8 Replies to ““Apparently We Can’t Stop Eating, Shopping, or Consuming””

  1. The only thing is that much of Jesus’ conversations revolved around eating with His disciples and sinners and drunks and whores.
    Of course, before He did all of that, He spent 40 days without eating and only spent time with His Father. Maybe that is what we need to do. Spend as much time with the Father taking in the food He gives, so that the meals we share will be more meaningful.

  2. Yeah, I think I might take basic eating off that list. Fancy eating? That’s something else entirely. I’m part of a spontaneous group of about a dozen women who happened to meet IRL at a writers’ conference. Our conversation is not about consumption, it’s about struggle and victory, pain and joy, pondering and celebrating. Those are real food, those kinds of conversations. Thanks for this, Shawn.
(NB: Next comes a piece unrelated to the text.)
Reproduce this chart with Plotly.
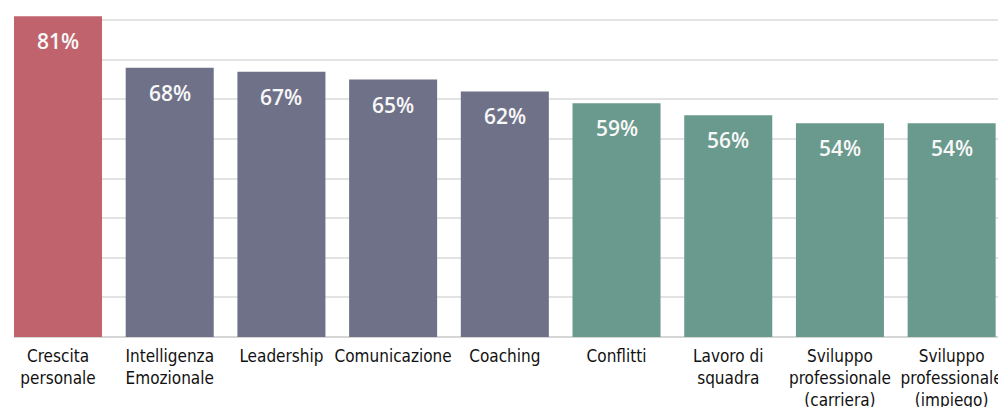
import plotly.graph_objects as go

categories = ["Crescita<br>personale", "Intelligenza<br>Emozionale", "Leadership", "Comunicazione",
              "Coaching", "Conflitti", "Lavoro di<br>squadra",
              "Sviluppo<br>professionale<br>(carriera)", "Sviluppo<br>professionale<br>(impiego)"]
values = [81, 68, 67, 65, 62, 59, 56, 54, 54]
labels = ["81%", "68%", "67%", "65%", "62%", "59%", "56%", "54%", "54%"]
groups = ["red", "gray", "gray", "gray", "gray", "teal", "teal", "teal", "teal"]
palette = {"red": "#C0636D", "gray": "#6F7189", "teal": "#6A998D"}

x = list(range(len(categories)))

fig = go.Figure()
fig.add_trace(go.Bar(
    x=x, y=values,
    marker=dict(color=[palette[g] for g in groups], line=dict(width=0)),
    hoverinfo="skip",
))

for xi, v, t in zip(x, values, labels):
    fig.add_annotation(x=xi, y=v, text=t, showarrow=False, yanchor="middle", yshift=-25,
                       font=dict(family="Open Sans", size=21, color="#F8F8F8", weight=600))

fig.update_layout(
    width=998, height=407,
    margin=dict(l=14, r=0, t=0, b=70),
    paper_bgcolor="white", plot_bgcolor="white",
    bargap=0.212,
    showlegend=False,
    xaxis=dict(range=[-0.394, 8.415], tickmode="array", tickvals=x, ticktext=categories,
               showgrid=False, showline=False, zeroline=False, ticks="",
               ticklabeloverflow="allow", ticklabelstandoff=7,
               tickfont=dict(family="Liberation Sans Narrow, DejaVu Sans Condensed", size=17, color="#111111"),
               tickangle=0, automargin=False),
    yaxis=dict(range=[0, 85.1], dtick=10, showticklabels=False, showgrid=True,
               gridcolor="#E3E3E3", gridwidth=1.5, zeroline=True, zerolinecolor="#D6D6D6",
               zerolinewidth=2, showline=False, automargin=False),
)

fig.write_html("out.html", config={"displayModeBar": False},
               post_script="document.body.style.margin='0';document.body.style.overflow='hidden';")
  3. When Manning says that “Apparently we can’t stop eating, shopping or consuming,” it comes right after his observation of how obsessed we are with consumption, and how it seems to be all that we talk about. That’s what he’s getting at here: what kind of conversation are we living? One obsessed by consumption? Or something else?

  4. And those conversations exhaust me! I hate being an adult and having to converse that way with other adults. There are so many other things that could be discussed. The consumption is just exhausting.

    I’m not claiming my husband and I are perfect non-consumers. I just don’t really enjoy focusing on it so much. If it is a conversation about how to get less consumer minded or better consumer minded, those are energizing and encouraging. The conversations about how to get the best deals on Black Friday, etc. are very tiring.

  5. Hi Shawn – I guess my commnent goes against everything you seem trying to express, I just wanted to tell you my husband I were in Paradise Tuesday to the Rainbow Dinner Theater, matinee of course to avoid night driving, , and to top everything, I purchased a new tote bag at the gift shop during intermission. Nice play—about a group of 6 adult family members getting their van off the road and stuck during a bad storm—and took refuge in an Amish home.

  6. I absolutely love this! My family and I are in the process of selling everything we own for a more simple life on the road. This truth is our reason why. Love your blog!